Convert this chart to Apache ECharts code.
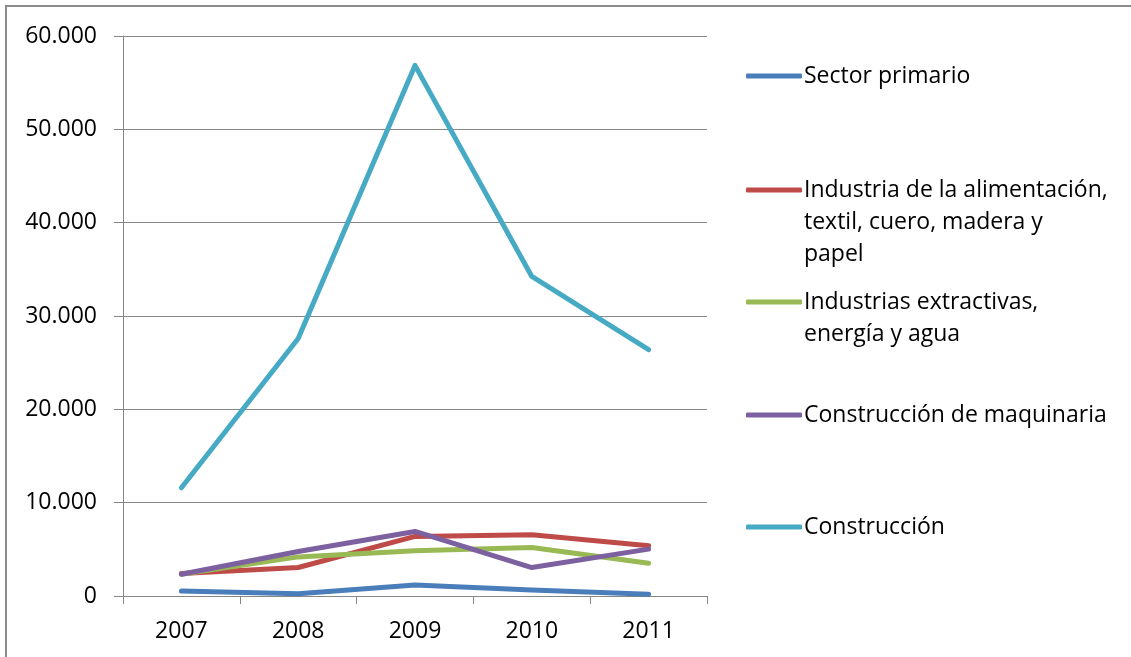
--*--
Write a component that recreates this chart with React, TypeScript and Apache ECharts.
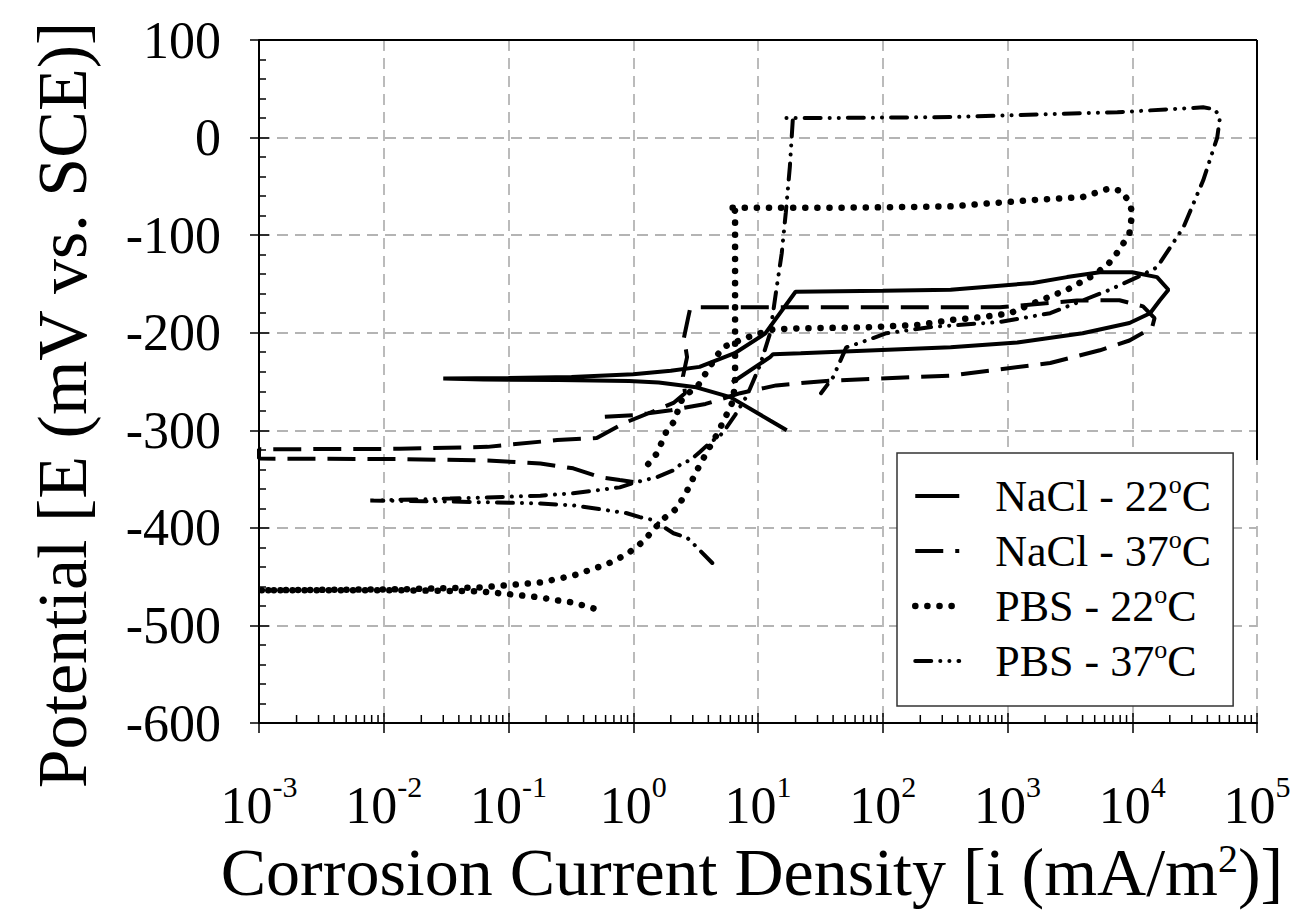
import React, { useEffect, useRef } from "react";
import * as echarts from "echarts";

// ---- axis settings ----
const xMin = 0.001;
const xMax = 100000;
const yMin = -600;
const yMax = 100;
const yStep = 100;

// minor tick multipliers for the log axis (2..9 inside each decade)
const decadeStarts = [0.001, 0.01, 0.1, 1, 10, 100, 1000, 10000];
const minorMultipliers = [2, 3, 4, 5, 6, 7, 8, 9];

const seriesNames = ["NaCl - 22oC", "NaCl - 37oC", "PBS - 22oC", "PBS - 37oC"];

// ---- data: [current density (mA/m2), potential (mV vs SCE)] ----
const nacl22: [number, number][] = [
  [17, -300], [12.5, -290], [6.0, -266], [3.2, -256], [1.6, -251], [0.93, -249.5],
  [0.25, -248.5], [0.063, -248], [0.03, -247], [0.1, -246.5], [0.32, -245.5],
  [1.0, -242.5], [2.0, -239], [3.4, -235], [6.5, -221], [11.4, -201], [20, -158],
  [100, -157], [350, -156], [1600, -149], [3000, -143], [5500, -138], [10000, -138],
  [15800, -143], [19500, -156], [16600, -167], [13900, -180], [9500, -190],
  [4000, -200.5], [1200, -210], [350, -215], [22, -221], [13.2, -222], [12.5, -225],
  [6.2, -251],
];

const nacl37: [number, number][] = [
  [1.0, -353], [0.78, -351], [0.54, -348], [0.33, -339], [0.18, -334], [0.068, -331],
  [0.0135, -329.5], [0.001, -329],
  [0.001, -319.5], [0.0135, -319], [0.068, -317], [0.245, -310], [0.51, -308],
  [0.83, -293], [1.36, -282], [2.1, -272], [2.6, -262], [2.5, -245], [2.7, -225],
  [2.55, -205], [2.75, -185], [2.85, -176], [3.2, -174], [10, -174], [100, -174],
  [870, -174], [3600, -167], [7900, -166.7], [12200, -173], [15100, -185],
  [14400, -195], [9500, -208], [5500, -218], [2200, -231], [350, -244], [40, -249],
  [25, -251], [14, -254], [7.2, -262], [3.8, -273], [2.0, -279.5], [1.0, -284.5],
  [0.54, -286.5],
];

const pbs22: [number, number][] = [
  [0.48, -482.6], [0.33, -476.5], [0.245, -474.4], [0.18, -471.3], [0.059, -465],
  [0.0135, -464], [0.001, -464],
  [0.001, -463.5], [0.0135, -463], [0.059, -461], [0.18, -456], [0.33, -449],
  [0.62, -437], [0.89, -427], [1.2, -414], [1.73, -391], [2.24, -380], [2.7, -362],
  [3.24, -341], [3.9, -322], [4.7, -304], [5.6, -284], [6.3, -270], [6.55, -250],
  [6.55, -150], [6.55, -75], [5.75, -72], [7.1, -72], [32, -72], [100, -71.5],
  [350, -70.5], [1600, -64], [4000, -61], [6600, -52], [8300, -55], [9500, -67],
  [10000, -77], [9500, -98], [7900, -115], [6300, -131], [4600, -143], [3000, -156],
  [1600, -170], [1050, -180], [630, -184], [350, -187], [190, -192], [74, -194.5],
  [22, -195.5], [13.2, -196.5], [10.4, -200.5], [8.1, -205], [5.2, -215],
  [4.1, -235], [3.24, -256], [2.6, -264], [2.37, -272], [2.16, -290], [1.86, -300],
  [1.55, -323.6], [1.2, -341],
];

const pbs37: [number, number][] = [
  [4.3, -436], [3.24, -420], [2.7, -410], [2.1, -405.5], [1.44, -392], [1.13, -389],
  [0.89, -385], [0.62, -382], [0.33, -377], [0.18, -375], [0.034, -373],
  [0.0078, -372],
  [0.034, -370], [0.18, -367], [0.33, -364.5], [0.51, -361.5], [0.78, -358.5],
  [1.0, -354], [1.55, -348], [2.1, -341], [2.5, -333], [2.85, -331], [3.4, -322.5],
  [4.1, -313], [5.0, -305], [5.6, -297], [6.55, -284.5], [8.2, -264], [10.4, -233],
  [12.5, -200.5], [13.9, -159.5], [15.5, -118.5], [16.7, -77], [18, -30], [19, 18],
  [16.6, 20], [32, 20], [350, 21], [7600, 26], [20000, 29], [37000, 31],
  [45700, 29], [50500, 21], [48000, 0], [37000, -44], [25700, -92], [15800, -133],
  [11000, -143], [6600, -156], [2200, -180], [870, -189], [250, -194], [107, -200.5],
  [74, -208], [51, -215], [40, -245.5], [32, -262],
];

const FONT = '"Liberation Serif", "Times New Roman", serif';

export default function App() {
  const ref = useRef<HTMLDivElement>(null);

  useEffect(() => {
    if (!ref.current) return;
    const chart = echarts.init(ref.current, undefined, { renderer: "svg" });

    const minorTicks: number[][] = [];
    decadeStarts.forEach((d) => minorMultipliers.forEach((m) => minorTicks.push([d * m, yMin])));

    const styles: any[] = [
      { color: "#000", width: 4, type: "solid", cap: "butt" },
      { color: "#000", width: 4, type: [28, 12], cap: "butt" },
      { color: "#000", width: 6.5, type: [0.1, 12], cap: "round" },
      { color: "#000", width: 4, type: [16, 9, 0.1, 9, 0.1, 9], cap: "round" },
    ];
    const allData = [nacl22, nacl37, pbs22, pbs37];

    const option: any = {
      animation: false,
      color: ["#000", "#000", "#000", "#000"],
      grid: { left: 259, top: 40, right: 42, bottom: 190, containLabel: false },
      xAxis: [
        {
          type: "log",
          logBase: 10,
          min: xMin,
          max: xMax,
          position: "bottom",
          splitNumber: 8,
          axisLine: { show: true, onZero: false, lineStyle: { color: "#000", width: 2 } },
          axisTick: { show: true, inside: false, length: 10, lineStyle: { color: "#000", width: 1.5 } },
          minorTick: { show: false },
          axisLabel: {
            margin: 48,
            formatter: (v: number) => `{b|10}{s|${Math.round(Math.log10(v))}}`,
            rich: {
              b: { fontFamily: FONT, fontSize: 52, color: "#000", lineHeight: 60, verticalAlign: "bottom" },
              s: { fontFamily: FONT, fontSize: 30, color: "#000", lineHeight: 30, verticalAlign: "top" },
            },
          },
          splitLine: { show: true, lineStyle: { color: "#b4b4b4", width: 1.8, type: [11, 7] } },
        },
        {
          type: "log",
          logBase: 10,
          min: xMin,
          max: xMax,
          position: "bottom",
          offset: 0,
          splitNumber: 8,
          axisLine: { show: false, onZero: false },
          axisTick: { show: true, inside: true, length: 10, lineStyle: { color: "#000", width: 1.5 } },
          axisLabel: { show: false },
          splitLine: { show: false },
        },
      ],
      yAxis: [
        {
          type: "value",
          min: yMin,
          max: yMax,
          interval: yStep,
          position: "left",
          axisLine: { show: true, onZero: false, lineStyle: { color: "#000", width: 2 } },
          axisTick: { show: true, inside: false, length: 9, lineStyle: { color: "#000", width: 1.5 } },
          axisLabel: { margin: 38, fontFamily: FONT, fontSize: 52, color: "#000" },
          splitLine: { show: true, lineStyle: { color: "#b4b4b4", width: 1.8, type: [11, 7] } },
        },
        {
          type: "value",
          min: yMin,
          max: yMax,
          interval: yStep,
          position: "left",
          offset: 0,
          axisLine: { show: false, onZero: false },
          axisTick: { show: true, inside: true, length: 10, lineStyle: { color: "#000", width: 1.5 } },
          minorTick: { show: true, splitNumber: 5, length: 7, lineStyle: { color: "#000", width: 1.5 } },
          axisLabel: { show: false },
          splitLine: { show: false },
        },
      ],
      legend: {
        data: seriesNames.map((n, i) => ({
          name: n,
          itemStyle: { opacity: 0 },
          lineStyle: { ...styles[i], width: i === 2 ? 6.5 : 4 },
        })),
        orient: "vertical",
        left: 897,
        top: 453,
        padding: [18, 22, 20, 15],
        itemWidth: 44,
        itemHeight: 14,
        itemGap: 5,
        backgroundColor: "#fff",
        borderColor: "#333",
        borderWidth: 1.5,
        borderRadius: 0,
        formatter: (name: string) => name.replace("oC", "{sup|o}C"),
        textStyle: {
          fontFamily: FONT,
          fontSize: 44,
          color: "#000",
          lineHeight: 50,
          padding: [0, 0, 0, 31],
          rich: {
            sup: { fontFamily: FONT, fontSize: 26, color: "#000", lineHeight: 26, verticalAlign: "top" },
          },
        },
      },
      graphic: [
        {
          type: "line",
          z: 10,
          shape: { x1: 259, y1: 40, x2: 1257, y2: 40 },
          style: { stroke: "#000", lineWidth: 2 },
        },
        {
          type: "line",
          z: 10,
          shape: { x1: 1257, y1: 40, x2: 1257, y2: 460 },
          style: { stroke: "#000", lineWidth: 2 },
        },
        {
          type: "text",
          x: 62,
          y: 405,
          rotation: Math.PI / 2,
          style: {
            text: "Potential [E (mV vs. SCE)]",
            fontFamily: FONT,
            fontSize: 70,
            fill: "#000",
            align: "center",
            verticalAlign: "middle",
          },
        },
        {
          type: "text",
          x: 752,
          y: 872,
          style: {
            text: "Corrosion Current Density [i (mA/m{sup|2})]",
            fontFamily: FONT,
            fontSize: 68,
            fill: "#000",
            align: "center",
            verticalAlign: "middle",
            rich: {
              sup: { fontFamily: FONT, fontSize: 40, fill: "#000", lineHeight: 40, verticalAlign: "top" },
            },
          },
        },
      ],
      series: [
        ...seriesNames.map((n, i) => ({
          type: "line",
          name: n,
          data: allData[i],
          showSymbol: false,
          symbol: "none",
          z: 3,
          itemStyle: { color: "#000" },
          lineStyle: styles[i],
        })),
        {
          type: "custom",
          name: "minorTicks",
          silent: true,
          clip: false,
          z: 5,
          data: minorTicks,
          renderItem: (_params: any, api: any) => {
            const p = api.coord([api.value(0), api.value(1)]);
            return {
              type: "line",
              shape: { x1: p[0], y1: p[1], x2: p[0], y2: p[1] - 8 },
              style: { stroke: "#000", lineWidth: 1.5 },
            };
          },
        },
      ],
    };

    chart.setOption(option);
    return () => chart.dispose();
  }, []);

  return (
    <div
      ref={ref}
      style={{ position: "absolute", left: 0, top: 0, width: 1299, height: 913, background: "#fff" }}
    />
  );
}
--*--
» What you will do: Exclude any pictures, and restate word for word the lines from the one containing "Write a component" through the one containing "const yStep = 100;", both included.

» Answer to the problem:
Write a component that recreates this chart with React, TypeScript and Apache ECharts.
import React, { useEffect, useRef } from "react";
import * as echarts from "echarts";

// ---- axis settings ----
const xMin = 0.001;
const xMax = 100000;
const yMin = -600;
const yMax = 100;
const yStep = 100;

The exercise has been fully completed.